In April 2009, Zhou became a top 100 player for the first time in his career. At the 2009 Aeroflot Open, Zhou came third on tiebreak scoring 6/9 (+3,=6,-0) with a 2753 performance.
Also in 2009, Zhou reached the second round of the Chess World Cup 2009, where he was knocked out by Vugar Gashimov. He defeated Rauf Mamedov in the first round.

Zhou scored 6/9 points (+3,=6,-0) at the 2010 Aeroflot Open, coming 6th out of 80 players with a 2777 performance.
In 2011 he came third in the Lake Sevan tournament in Martuni, Armenia and won the 1st Chinese Rapid Championship in Hefei. In 2015, Zhou was knocked out in the first round of the Chess World Cup 2015 by Dmitry Andreikin. In 2022 he won the Mission 360 GM/IM Norm #1 tournament in San Jose, California.

In team events, Zhou played for China in the 2nd Russia-China Match in 2004, the World Youth U16 Chess Olympiad in 2004 (winning board gold on board 2), the World Team Chess Championship in 2005, the Asian Team Chess Championship in 2008, 2016 and 2018, and the 39th Chess Olympiad held in 2010. Zhou played for the Shanghai chess club in the China Chess League.

In 2019, Zhou moved from China to Medford, Massachusetts.

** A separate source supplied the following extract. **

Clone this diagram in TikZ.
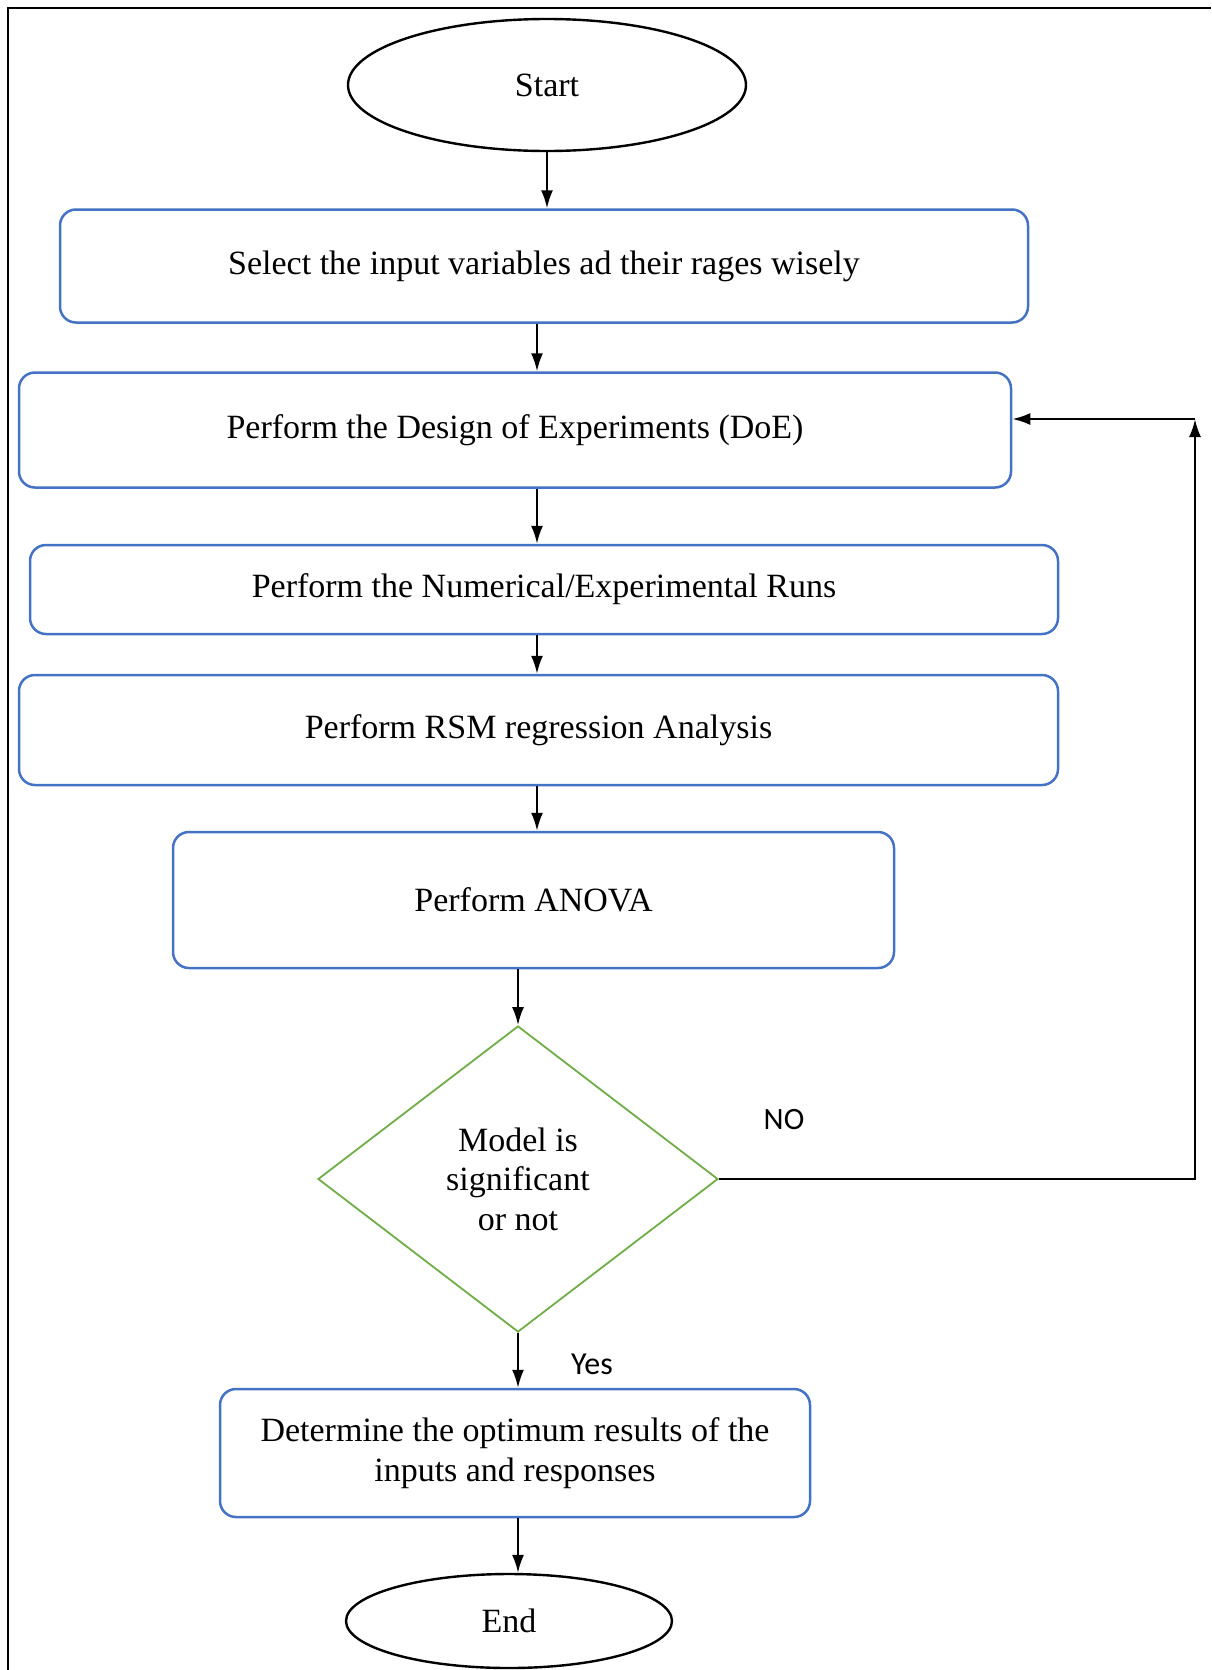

He switched his national federation to the United States in 2024. He won the USCF Grand Prix in 2023, 2024, and 2025.

From May 2025 to February 2026, Zhou achieved the longest unbeaten streak in FIDE-rated classical chess, playing 158 consecutive games across 26 tournaments without a loss. His streak surpassed the previous record, set by GM Bogdan Lalic in 2010–11, by three games. During the run, he faced opposition with an average rating of 2298, scoring 106 wins and 52 draws (132/158). His streak included 26 games against grandmasters, of which he won 10. The streak was finally broken by a defeat to GM Francesco Sonis.

On May 31 and June 1 2025, Zhou competed in the strongest chess tournament in Nebraska history, an event commemorating of the 50th anniversary of the 1975 U.S. Open. Four grandmasters were present at the anniversary event, including Manuel Petrosyan, Karen Grigoryan, Vojtech Plat, and Zhou.

In May 2026, Zhou competed in the 2026 Wyoming Community Foundation Open in Sheridan, Wyoming, hosted by the Sheridan Chess Association. Ultimately, Zhou tied for first place with GM Bryan Smith and NM Griffin McConnell.